Date of Award

May 2023

Degree Type


Degree Name

Doctor of Philosophy


Management Science

First Advisor

Xiang Fang

Committee Members

Layth Alwan, Kaan Kuzu, Zuhui Xiao


Decision model, Horizontal competition, Operations management, Pricing strategy, Risk-sharing contract, Vertical coordination


Horizontal competition and cooperation among enterprises and vertical interaction and collaboration among supply chain members are both popular research topics in operations management. Many studies have been conducted to explore horizontal and vertical competition and cooperation in depth, and many collaborative mechanisms and incentives have been developed. We study the horizontal game between firms and the vertical game between supply chain members using a game-theoretic approach in order to contribute to the study of decision-making.

In the first essay, horizontal competition is discussed.
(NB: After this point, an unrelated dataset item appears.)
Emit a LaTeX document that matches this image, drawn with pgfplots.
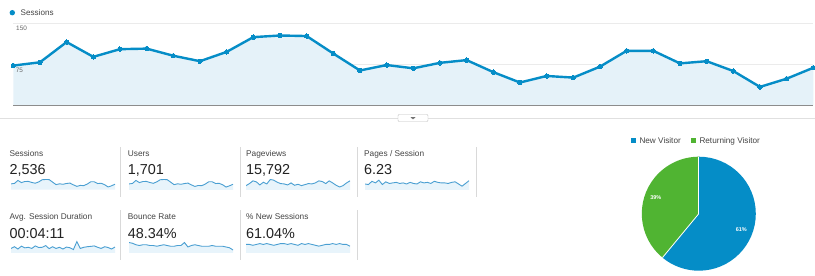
\documentclass[border=0pt]{standalone}
\usepackage{fontspec}
\setmainfont{Liberation Sans}
\usepackage{pgfplots}
\usepackage{pgfplotstable}
\pgfplotsset{compat=1.18}
\definecolor{gablue}{HTML}{058DC7}
\definecolor{gafill}{HTML}{E5F2F9}
\definecolor{gagreen}{HTML}{50B432}
\definecolor{sparkline}{HTML}{4A9FD2}
\definecolor{sparkfill}{HTML}{E8F4FB}
\definecolor{labelgray}{HTML}{444444}
\definecolor{valgray}{HTML}{222222}

\pgfplotstableread{
day sessions users pageviews pps dur bounce newpct
0  73  49 420 6.0 240 52 61
1  79  53 480 5.9 255 51 61
2  116 78 560 6.5 235 49 60.5
3  89  60 530 6.2 260 48 61
4  103 69 440 6.7 245 49 61.5
5  104 70 520 5.9 250 49 61
6  91  61 470 6.4 240 48 61.5
7  81  54 600 6.1 262 48 61
8  98  66 580 6.2 248 47 60.5
9  125 84 520 6.3 250 48 61
10 128 86 480 6.1 265 49 61.5
11 127 85 470 6.2 238 48 61.5
12 95  64 440 6.0 255 47 61
13 64  43 500 6.3 240 47 61.5
14 74  50 430 6.1 250 48 61
15 68  46 460 6.0 235 48 60.5
16 78  52 420 6.4 252 52 61.5
17 83  56 450 6.2 246 46 61
18 61  41 480 6.3 230 48 61.5
19 42  28 470 6.1 300 49 61
20 54  36 500 6.5 240 48 60.5
21 51  34 560 6.3 250 47 60
22 71  48 540 6.2 255 47 60.5
23 100 67 480 6.2 258 47 61
24 100 67 560 6.1 262 48 61
25 77  52 500 6.3 250 47 61.5
26 81  54 430 6.4 240 47 61
27 63  42 380 6.0 255 47 61.5
28 34  23 420 5.6 248 46 61
29 49  33 500 6.1 235 45 61
30 69  46 560 6.6 252 42 60
}\gadata

\pgfplotsset{
  spark/.style={scale only axis, anchor=south west, width=104pt, height=12pt,
    hide axis, xmin=0, xmax=30},
}
\newcommand{\lbl}{\fontsize{8.3}{10}\selectfont\color{labelgray}}
\newcommand{\val}{\fontsize{14.4}{16}\selectfont\color{valgray}}

\begin{document}
\begin{tikzpicture}[x=1pt,y=1pt]
\useasboundingbox (0,0) rectangle (815,276);
\fill[white] (0,0) rectangle (815,276);

% top legend
\fill[gablue] (12.3,263.3) circle (2.7);
\node[anchor=base west, inner sep=0] at (20.5,260.3) {\fontsize{8.1}{10}\selectfont\color{labelgray}Sessions};

% main chart
\begin{axis}[at={(13.3pt,170.5pt)}, anchor=south west, scale only axis,
  width=800pt, height=87.5pt, xmin=0, xmax=30, ymin=0, ymax=160, clip=false,
  axis line style={draw=none}, tick style={draw=none},
  xtick=\empty, ytick={75,150}, yticklabels={},
  ymajorgrids, grid style={draw=black!8, line width=0.6pt}]
\addplot[fill=gafill, draw=none] table[x=day,y=sessions]{\gadata} \closedcycle;
\draw[black!45, line width=1.2pt] (axis cs:0,0) -- (axis cs:30,0);
\addplot[gablue, line width=2.4pt, mark=*, mark size=2.2pt,
  mark options={fill=gablue, line width=0pt}] table[x=day,y=sessions]{\gadata};
\end{axis}
\node[anchor=base west, inner sep=0] at (16,245) {\fontsize{6.4}{8}\selectfont\color{black!60}150};
\node[anchor=base west, inner sep=0] at (15.7,203.7) {\fontsize{6.4}{8}\selectfont\color{black!60}75};

% drag bar
\draw[black!12, line width=0.8pt] (0,158) -- (815,158);
\draw[black!25, fill=white, rounded corners=1pt] (398,154.5) rectangle (428,161.5);
\fill[black!55] (410.5,158.8) -- (415.5,158.8) -- (413,156.6) -- cycle;

% separators
\foreach \xx in {120.7,240.5,357,476.7} \draw[black!15, line width=0.8pt] (\xx,79.3) -- (\xx,129.3);
\foreach \xx in {120.7,240.5,357} \draw[black!15, line width=0.8pt] (\xx,16.3) -- (\xx,66.3);

% labels and values row 1
\node[anchor=base west, inner sep=0] at (9.3,119.5) {\lbl Sessions};
\node[anchor=base west, inner sep=0] at (9.3,101) {\val 2,536};
\node[anchor=base west, inner sep=0] at (127.7,119.5) {\lbl Users};
\node[anchor=base west, inner sep=0] at (127.7,101) {\val 1,701};
\node[anchor=base west, inner sep=0] at (246,119.5) {\lbl Pageviews};
\node[anchor=base west, inner sep=0] at (246,101) {\val 15,792};
\node[anchor=base west, inner sep=0] at (364,119.5) {\lbl Pages / Session};
\node[anchor=base west, inner sep=0] at (364,101) {\val 6.23};
% row 2
\node[anchor=base west, inner sep=0] at (9.3,56.3) {\lbl Avg. Session Duration};
\node[anchor=base west, inner sep=0] at (9.3,37.8) {\val 00:04:11};
\node[anchor=base west, inner sep=0] at (127.7,56.3) {\lbl Bounce Rate};
\node[anchor=base west, inner sep=0] at (127.7,37.8) {\val 48.34\%};
\node[anchor=base west, inner sep=0] at (246,56.3) {\lbl \% New Sessions};
\node[anchor=base west, inner sep=0] at (246,37.8) {\val 61.04\%};

% sparklines row 1
\begin{axis}[spark, at={(11pt,86pt)}, ymin=-3.6, ymax=146.8]
\addplot[fill=sparkfill, draw=none] table[x=day,y=sessions]{\gadata} \closedcycle;
\addplot[sparkline, line width=0.9pt, no marks] table[x=day,y=sessions]{\gadata};
\end{axis}
\begin{axis}[spark, at={(129pt,86pt)}, ymin=-2, ymax=98.6]
\addplot[fill=sparkfill, draw=none] table[x=day,y=users]{\gadata} \closedcycle;
\addplot[sparkline, line width=0.9pt, no marks] table[x=day,y=users]{\gadata};
\end{axis}
\begin{axis}[spark, at={(246pt,86pt)}, ymin=292, ymax=644]
\addplot[fill=sparkfill, draw=none] table[x=day,y=pageviews]{\gadata} \closedcycle;
\addplot[sparkline, line width=0.9pt, no marks] table[x=day,y=pageviews]{\gadata};
\end{axis}
\begin{axis}[spark, at={(365pt,86pt)}, ymin=4.9, ymax=7.1]
\addplot[fill=sparkfill, draw=none] table[x=day,y=pps]{\gadata} \closedcycle;
\addplot[sparkline, line width=0.9pt, no marks] table[x=day,y=pps]{\gadata};
\end{axis}
% sparklines row 2
\begin{axis}[spark, at={(11pt,23pt)}, ymin=200, ymax=305]
\addplot[fill=sparkfill, draw=none] table[x=day,y=dur]{\gadata} \closedcycle;
\addplot[sparkline, line width=0.9pt, no marks] table[x=day,y=dur]{\gadata};
\end{axis}
\begin{axis}[spark, at={(129pt,23pt)}, ymin=38, ymax=54]
\addplot[fill=sparkfill, draw=none] table[x=day,y=bounce]{\gadata} \closedcycle;
\addplot[sparkline, line width=0.9pt, no marks] table[x=day,y=bounce]{\gadata};
\end{axis}
\begin{axis}[spark, at={(246pt,23pt)}, ymin=56, ymax=63]
\addplot[fill=sparkfill, draw=none] table[x=day,y=newpct]{\gadata} \closedcycle;
\addplot[sparkline, line width=0.9pt, no marks] table[x=day,y=newpct]{\gadata};
\end{axis}

% pie legend
\fill[gablue] (630.5,132.5) rectangle (636,138);
\node[anchor=base west, inner sep=0] at (639.3,132.3) {\fontsize{8.2}{10}\selectfont\color{labelgray}New Visitor};
\fill[gagreen] (690.7,132.5) rectangle (696.2,138);
\node[anchor=base west, inner sep=0] at (699.3,132.3) {\fontsize{8.2}{10}\selectfont\color{labelgray}Returning Visitor};

% pie
\def\newv{61}
\pgfmathsetmacro\angEnd{90-3.6*\newv}
\coordinate (pc) at (698.8,62.3);
\fill[gablue] (pc) -- ++(90:57) arc[start angle=90, end angle=\angEnd, radius=57] -- cycle;
\fill[gagreen] (pc) -- ++(\angEnd:57) arc[start angle=\angEnd, end angle=-270, radius=57] -- cycle;
\draw[white, line width=0.8pt] (pc) -- ++(90:57);
\draw[white, line width=0.8pt] (pc) -- ++(\angEnd:57);
\node[inner sep=0, white] at (655.8,78.3) {\fontsize{5.5}{6}\selectfont\bfseries 39\%};
\node[inner sep=0, white] at (741.3,46.7) {\fontsize{5.5}{6}\selectfont\bfseries 61\%};
\end{tikzpicture}
\end{document}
We explore the impact of the long- and short-term effects of advertising and product substitutability on firms' performance in a duopoly market. A two-period game is developed to study the strategic interactions between two firms producing substitute products under the same market conditions. At the beginning of period one, both firms set their retail prices and advertising effort levels simultaneously. At the beginning of period two, both firms only need to determine their retail prices at the same time. Firms can either be myopic or far-sighted. Myopic firms aim to maximize their short-term profits in each period separately. In contrast, far-sighted firms tend to maximize long-term profits in the long run. We derive a number of interesting managerial insights from the equilibrium solutions of the game under various conditions. Our findings show that (1) despite a positive short-term advertising effect, profits might fall if both firms have myopic strategies and the long-term advertising effect is negative; (2) even if the long-term negative advertising effect is weakened, both firms may suffer if one firm is myopic and the other is forward-looking; (3) it is also possible for the Farsighted-Farsighted equilibrium strategy to be accompanied by the prisoners’ dilemma. Furthermore, we demonstrate that the far-sighted strategy does not always outperform the myopic strategy. The myopic strategy is better than the forward-looking strategy, especially when the long-term advertising effect is negative and the positive short-term advertising effect and product substitutability are both significant.

The second essay explores vertical coordination and cooperation within a supply chain. In most industries, production environments are unpredictable and prone to breakdowns, delays, and repairs. These uncertainties affect the performance and relationships of supply chain members. In general, retailers encounter random demand, while manufacturers face uncertain production. Neither suppliers nor retailers want to take on risks alone. In this study, we consider two sources of production uncertainty. One can be predicted and detected as a random yield, and the other is completely uncontrollable as a variable capacity. Risk-sharing research should take both sources into account. We will lose some chances to adjust production plans, risk-sharing strategies, and partnerships if we treat both types of production uncertainty as random and uncontrollable. We should have already recovered some of our losses if we deal with these two sources of uncertainty separately. Taking a two-level supply chain into account and examining its performance and relationship with random yield, stochastic demand, and variable capacity is the focus of our research. As a means of mitigating the negative effects of variable capacity and random yield, we propose two underproduction risk-sharing contracts. Based on our analysis of centralized and decentralized supply chains, we find that random yield influences both the manufacturer's production decision and the retailer's ordering decision, whereas variable capacity only impacts the retailer's ordering decision. This result appears counterintuitive. A possible explanation is that random yield is caused by the imperfect design of the manufacturing process, which is predictable, measurable, and improvable. As a result, manufacturers take this type of uncertainty into account when making production decisions. It is impossible for manufacturers to measure the impact of variable capacity on planned production volumes since variable capacity is completely unpredictable and uncontrollable. In making decisions, manufacturers consider only what they can foresee, adapt, and control, and do not consider unmeasurable factors. However, for the retailer, he does not have complete information about either variable capacity or random yield, so both of these uncertainties impact his decision.